* WHAT YOU NEED TO DO
Look through the entries and report how many lines include the word "this". Give the number alone.

* DATASET CONTENT
******************************
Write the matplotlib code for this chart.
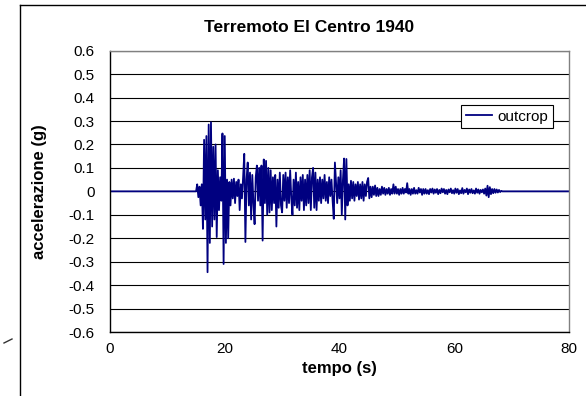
******************************
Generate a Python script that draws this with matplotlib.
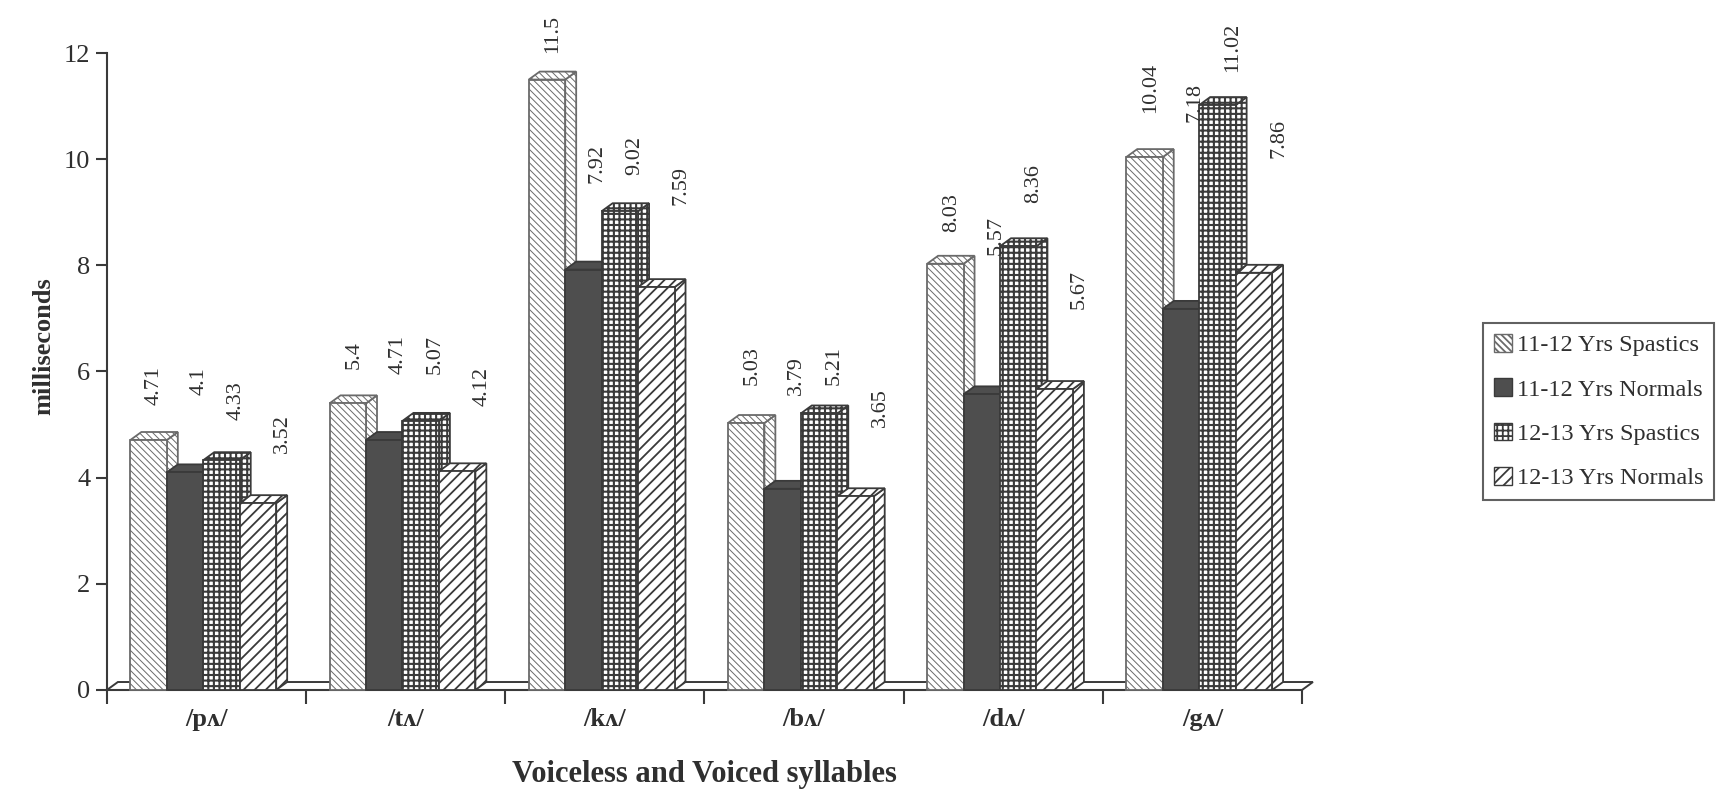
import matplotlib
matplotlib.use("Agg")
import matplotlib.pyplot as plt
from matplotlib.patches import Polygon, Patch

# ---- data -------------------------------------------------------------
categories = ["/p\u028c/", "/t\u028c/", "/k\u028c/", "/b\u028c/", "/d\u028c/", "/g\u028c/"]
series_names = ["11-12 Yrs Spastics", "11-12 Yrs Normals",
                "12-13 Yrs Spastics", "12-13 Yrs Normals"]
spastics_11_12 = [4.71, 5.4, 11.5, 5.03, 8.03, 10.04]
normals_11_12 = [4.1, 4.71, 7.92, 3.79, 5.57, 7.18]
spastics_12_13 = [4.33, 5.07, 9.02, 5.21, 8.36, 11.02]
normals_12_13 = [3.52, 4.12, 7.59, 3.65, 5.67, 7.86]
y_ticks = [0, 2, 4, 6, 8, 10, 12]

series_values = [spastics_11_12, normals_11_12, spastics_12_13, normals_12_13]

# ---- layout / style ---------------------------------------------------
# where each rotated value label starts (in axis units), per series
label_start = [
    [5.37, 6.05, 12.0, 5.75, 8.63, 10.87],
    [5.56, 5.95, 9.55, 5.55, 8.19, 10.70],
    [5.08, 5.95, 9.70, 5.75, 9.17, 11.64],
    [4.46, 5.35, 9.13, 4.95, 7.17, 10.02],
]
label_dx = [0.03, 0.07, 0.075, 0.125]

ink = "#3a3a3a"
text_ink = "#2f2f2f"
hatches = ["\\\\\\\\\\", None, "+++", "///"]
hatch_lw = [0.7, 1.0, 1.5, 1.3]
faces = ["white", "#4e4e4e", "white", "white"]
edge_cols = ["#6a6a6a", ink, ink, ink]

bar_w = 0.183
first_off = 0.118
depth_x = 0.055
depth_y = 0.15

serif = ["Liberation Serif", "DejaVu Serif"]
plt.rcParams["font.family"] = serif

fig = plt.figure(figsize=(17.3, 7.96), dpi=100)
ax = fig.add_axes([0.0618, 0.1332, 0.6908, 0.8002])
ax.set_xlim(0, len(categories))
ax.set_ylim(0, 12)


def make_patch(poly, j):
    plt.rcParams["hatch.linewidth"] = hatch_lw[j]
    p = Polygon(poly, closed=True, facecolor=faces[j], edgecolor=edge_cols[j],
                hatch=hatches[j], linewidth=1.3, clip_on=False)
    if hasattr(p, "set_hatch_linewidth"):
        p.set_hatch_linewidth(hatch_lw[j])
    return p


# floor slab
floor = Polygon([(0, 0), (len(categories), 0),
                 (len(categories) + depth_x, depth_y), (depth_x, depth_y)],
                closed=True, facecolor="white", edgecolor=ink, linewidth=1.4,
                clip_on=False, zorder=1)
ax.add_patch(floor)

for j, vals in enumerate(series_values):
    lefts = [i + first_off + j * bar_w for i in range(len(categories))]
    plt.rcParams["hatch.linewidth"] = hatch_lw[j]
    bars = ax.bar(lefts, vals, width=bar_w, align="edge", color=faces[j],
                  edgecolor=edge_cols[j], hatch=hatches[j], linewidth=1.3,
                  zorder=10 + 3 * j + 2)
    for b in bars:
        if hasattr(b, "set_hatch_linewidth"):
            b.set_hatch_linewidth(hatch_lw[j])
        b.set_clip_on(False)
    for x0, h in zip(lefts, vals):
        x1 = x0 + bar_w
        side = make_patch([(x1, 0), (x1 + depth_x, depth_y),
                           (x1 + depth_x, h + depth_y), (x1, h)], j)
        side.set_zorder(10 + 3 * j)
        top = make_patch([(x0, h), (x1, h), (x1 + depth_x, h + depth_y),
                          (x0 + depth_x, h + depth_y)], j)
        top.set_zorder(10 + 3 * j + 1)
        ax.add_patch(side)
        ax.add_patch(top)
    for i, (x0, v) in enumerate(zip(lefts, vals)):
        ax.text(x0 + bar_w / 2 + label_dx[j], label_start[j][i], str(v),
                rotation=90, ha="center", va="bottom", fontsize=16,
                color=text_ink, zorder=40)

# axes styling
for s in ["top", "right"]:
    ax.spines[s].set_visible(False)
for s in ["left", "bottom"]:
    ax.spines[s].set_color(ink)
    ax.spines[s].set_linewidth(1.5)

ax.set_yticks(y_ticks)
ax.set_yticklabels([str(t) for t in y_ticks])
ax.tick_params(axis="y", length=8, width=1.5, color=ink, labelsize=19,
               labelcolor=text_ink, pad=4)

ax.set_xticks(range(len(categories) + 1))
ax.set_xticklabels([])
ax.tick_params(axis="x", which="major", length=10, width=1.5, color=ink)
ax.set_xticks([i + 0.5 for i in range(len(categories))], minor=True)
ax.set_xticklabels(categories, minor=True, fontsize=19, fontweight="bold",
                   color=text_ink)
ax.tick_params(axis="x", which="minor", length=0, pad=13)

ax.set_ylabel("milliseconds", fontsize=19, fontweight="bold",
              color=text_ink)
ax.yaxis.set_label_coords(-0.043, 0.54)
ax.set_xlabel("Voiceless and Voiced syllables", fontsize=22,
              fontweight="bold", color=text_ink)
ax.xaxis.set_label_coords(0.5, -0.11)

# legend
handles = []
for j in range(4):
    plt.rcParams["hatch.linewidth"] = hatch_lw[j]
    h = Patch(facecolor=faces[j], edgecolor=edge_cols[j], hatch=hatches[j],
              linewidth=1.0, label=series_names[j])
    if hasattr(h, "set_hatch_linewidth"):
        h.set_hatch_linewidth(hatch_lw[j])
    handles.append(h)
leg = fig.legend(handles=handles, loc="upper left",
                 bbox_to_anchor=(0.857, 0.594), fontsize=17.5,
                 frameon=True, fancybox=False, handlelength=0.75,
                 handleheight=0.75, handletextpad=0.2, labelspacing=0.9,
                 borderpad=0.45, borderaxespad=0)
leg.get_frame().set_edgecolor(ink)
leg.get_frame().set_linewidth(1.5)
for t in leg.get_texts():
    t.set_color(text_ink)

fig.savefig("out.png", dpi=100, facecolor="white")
******************************
* RESULT OF THE EXERCISE
2